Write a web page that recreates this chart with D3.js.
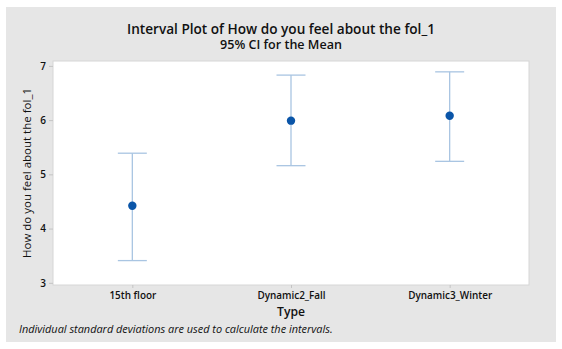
<!DOCTYPE html>
<html>
<head>
<meta charset="utf-8">
<script src="https://cdn.jsdelivr.net/npm/d3@7"></script>
<style>
  html, body { margin: 0; padding: 0; background: #ffffff; }
  svg { display: block; font-family: "Open Sans", "Noto Sans", sans-serif; }
</style>
</head>
<body>
<svg id="chart" width="562" height="349"></svg>
<script>
// ---- Data ----
const categories = ["15th floor", "Dynamic2_Fall", "Dynamic3_Winter"];
const means = [4.42, 5.99, 6.08];
const lowerCI = [3.41, 5.16, 5.24];
const upperCI = [5.39, 6.83, 6.89];
const yTicks = [3, 4, 5, 6, 7];

const titleText = "Interval Plot of How do you feel about the fol_1";
const subtitleText = "95% CI for the Mean";
const yLabelText = "How do you feel about the fol_1";
const xLabelText = "Type";
const footnoteText = "Individual standard deviations are used to calculate the intervals.";

// ---- Layout ----
const svg = d3.select("#chart");
const panel = { x: 6, y: 7, w: 550, h: 335 };
const plot = { left: 53, top: 61, right: 529, bottom: 285 };

function fitWidth(sel, target, startSize) {
  sel.style("font-size", startSize + "px");
  const w = sel.node().getComputedTextLength();
  if (w > 0) sel.style("font-size", (startSize * target / w).toFixed(2) + "px");
  return sel;
}

svg.append("rect")
  .attr("x", panel.x).attr("y", panel.y)
  .attr("width", panel.w).attr("height", panel.h)
  .attr("fill", "#e6e6e6");

svg.append("rect")
  .attr("x", plot.left).attr("y", plot.top)
  .attr("width", plot.right - plot.left).attr("height", plot.bottom - plot.top)
  .attr("fill", "#ffffff")
  .attr("stroke", "#d6d6d6").attr("stroke-width", 1);

const x = d3.scalePoint().domain(categories).range([plot.left, plot.right]).padding(0.5);
const y = d3.scaleLinear().domain([2.96, 7.09]).range([plot.bottom, plot.top]);

// Axes
const yAxis = svg.append("g")
  .attr("transform", `translate(${plot.left},0)`)
  .call(d3.axisLeft(y).tickValues(yTicks).tickSize(4).tickPadding(3).tickFormat(d3.format("d")));
yAxis.select(".domain").remove();
yAxis.selectAll(".tick line").attr("stroke", "#c4c4c4");
yAxis.selectAll(".tick text").attr("fill", "#111").style("font-size", "10px")
  .style("font-weight", "600").style("font-family", "\"Open Sans\", sans-serif");

const xAxis = svg.append("g")
  .attr("transform", `translate(0,${plot.bottom})`)
  .call(d3.axisBottom(x).tickSize(3).tickPadding(3.5));
xAxis.select(".domain").remove();
xAxis.selectAll(".tick line").attr("stroke", "#c4c4c4");
const xt = xAxis.selectAll(".tick text").attr("fill", "#111")
  .style("font-family", "\"Open Sans\", sans-serif").style("font-weight", "600");
fitWidth(xAxis.select(".tick text"), 47, 10);
xt.style("font-size", xAxis.select(".tick text").style("font-size"));

// Interval bars
const data = categories.map((c, i) => ({ c, m: means[i], lo: lowerCI[i], hi: upperCI[i] }));
const capHalf = 14.5;
const barColor = "#a9c5e2";
const g = svg.append("g");
g.selectAll(".stem").data(data).join("line")
  .attr("x1", d => x(d.c)).attr("x2", d => x(d.c))
  .attr("y1", d => y(d.lo)).attr("y2", d => y(d.hi))
  .attr("stroke", barColor).attr("stroke-width", 1.3);
g.selectAll(".capT").data(data).join("line")
  .attr("x1", d => x(d.c) - capHalf).attr("x2", d => x(d.c) + capHalf)
  .attr("y1", d => y(d.hi)).attr("y2", d => y(d.hi))
  .attr("stroke", barColor).attr("stroke-width", 1.3);
g.selectAll(".capB").data(data).join("line")
  .attr("x1", d => x(d.c) - capHalf).attr("x2", d => x(d.c) + capHalf)
  .attr("y1", d => y(d.lo)).attr("y2", d => y(d.lo))
  .attr("stroke", barColor).attr("stroke-width", 1.3);
g.selectAll(".pt").data(data).join("circle")
  .attr("cx", d => x(d.c)).attr("cy", d => y(d.m)).attr("r", 4.2)
  .attr("fill", "#0a55a8");

// Texts
const title = svg.append("text").attr("x", 281).attr("y", 33.8).attr("text-anchor", "middle")
  .attr("fill", "#111").style("font-weight", "600").text(titleText);
fitWidth(title, 308, 13);
const sub = svg.append("text").attr("x", 281).attr("y", 49.2).attr("text-anchor", "middle")
  .attr("fill", "#111").style("font-weight", "600").text(subtitleText);
fitWidth(sub, 122, 11);
const yl = svg.append("text")
  .attr("transform", `translate(31,${(plot.top + plot.bottom) / 2}) rotate(-90)`)
  .attr("text-anchor", "middle").attr("fill", "#111").style("font-weight", "400").text(yLabelText);
fitWidth(yl, 170, 11.5);
const xl = svg.append("text").attr("x", x(categories[1])).attr("y", 316).attr("text-anchor", "middle")
  .attr("fill", "#111").style("font-weight", "600").text(xLabelText);
fitWidth(xl, 28, 12.5);
const fn = svg.append("text").attr("x", 19).attr("y", 333).attr("fill", "#111")
  .style("font-style", "italic").text(footnoteText);
fitWidth(fn, 314, 10);
</script>
</body>
</html>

::::::::::

> [EXERCISE INSTRUCTIONS] Pictures are excluded; copy all other data exactly as shown.

> [OUTPUT BELOW]
Write a web page that recreates this chart with D3.js.
<!DOCTYPE html>
<html>
<head>
<meta charset="utf-8">
<script src="https://cdn.jsdelivr.net/npm/d3@7"></script>
<style>
  html, body { margin: 0; padding: 0; background: #ffffff; }
  svg { display: block; font-family: "Open Sans", "Noto Sans", sans-serif; }
</style>
</head>
<body>
<svg id="chart" width="562" height="349"></svg>
<script>
// ---- Data ----
const categories = ["15th floor", "Dynamic2_Fall", "Dynamic3_Winter"];
const means = [4.42, 5.99, 6.08];
const lowerCI = [3.41, 5.16, 5.24];
const upperCI = [5.39, 6.83, 6.89];
const yTicks = [3, 4, 5, 6, 7];

const titleText = "Interval Plot of How do you feel about the fol_1";
const subtitleText = "95% CI for the Mean";
const yLabelText = "How do you feel about the fol_1";
const xLabelText = "Type";
const footnoteText = "Individual standard deviations are used to calculate the intervals.";

// ---- Layout ----
const svg = d3.select("#chart");
const panel = { x: 6, y: 7, w: 550, h: 335 };
const plot = { left: 53, top: 61, right: 529, bottom: 285 };

function fitWidth(sel, target, startSize) {
  sel.style("font-size", startSize + "px");
  const w = sel.node().getComputedTextLength();
  if (w > 0) sel.style("font-size", (startSize * target / w).toFixed(2) + "px");
  return sel;
}

svg.append("rect")
  .attr("x", panel.x).attr("y", panel.y)
  .attr("width", panel.w).attr("height", panel.h)
  .attr("fill", "#e6e6e6");

svg.append("rect")
  .attr("x", plot.left).attr("y", plot.top)
  .attr("width", plot.right - plot.left).attr("height", plot.bottom - plot.top)
  .attr("fill", "#ffffff")
  .attr("stroke", "#d6d6d6").attr("stroke-width", 1);

const x = d3.scalePoint().domain(categories).range([plot.left, plot.right]).padding(0.5);
const y = d3.scaleLinear().domain([2.96, 7.09]).range([plot.bottom, plot.top]);

// Axes
const yAxis = svg.append("g")
  .attr("transform", `translate(${plot.left},0)`)
  .call(d3.axisLeft(y).tickValues(yTicks).tickSize(4).tickPadding(3).tickFormat(d3.format("d")));
yAxis.select(".domain").remove();
yAxis.selectAll(".tick line").attr("stroke", "#c4c4c4");
yAxis.selectAll(".tick text").attr("fill", "#111").style("font-size", "10px")
  .style("font-weight", "600").style("font-family", "\"Open Sans\", sans-serif");

const xAxis = svg.append("g")
  .attr("transform", `translate(0,${plot.bottom})`)
  .call(d3.axisBottom(x).tickSize(3).tickPadding(3.5));
xAxis.select(".domain").remove();
xAxis.selectAll(".tick line").attr("stroke", "#c4c4c4");
const xt = xAxis.selectAll(".tick text").attr("fill", "#111")
  .style("font-family", "\"Open Sans\", sans-serif").style("font-weight", "600");
fitWidth(xAxis.select(".tick text"), 47, 10);
xt.style("font-size", xAxis.select(".tick text").style("font-size"));

// Interval bars
const data = categories.map((c, i) => ({ c, m: means[i], lo: lowerCI[i], hi: upperCI[i] }));
const capHalf = 14.5;
const barColor = "#a9c5e2";
const g = svg.append("g");
g.selectAll(".stem").data(data).join("line")
  .attr("x1", d => x(d.c)).attr("x2", d => x(d.c))
  .attr("y1", d => y(d.lo)).attr("y2", d => y(d.hi))
  .attr("stroke", barColor).attr("stroke-width", 1.3);
g.selectAll(".capT").data(data).join("line")
  .attr("x1", d => x(d.c) - capHalf).attr("x2", d => x(d.c) + capHalf)
  .attr("y1", d => y(d.hi)).attr("y2", d => y(d.hi))
  .attr("stroke", barColor).attr("stroke-width", 1.3);
g.selectAll(".capB").data(data).join("line")
  .attr("x1", d => x(d.c) - capHalf).attr("x2", d => x(d.c) + capHalf)
  .attr("y1", d => y(d.lo)).attr("y2", d => y(d.lo))
  .attr("stroke", barColor).attr("stroke-width", 1.3);
g.selectAll(".pt").data(data).join("circle")
  .attr("cx", d => x(d.c)).attr("cy", d => y(d.m)).attr("r", 4.2)
  .attr("fill", "#0a55a8");

// Texts
const title = svg.append("text").attr("x", 281).attr("y", 33.8).attr("text-anchor", "middle")
  .attr("fill", "#111").style("font-weight", "600").text(titleText);
fitWidth(title, 308, 13);
const sub = svg.append("text").attr("x", 281).attr("y", 49.2).attr("text-anchor", "middle")
  .attr("fill", "#111").style("font-weight", "600").text(subtitleText);
fitWidth(sub, 122, 11);
const yl = svg.append("text")
  .attr("transform", `translate(31,${(plot.top + plot.bottom) / 2}) rotate(-90)`)
  .attr("text-anchor", "middle").attr("fill", "#111").style("font-weight", "400").text(yLabelText);
fitWidth(yl, 170, 11.5);
const xl = svg.append("text").attr("x", x(categories[1])).attr("y", 316).attr("text-anchor", "middle")
  .attr("fill", "#111").style("font-weight", "600").text(xLabelText);
fitWidth(xl, 28, 12.5);
const fn = svg.append("text").attr("x", 19).attr("y", 333).attr("fill", "#111")
  .style("font-style", "italic").text(footnoteText);
fitWidth(fn, 314, 10);
</script>
</body>
</html>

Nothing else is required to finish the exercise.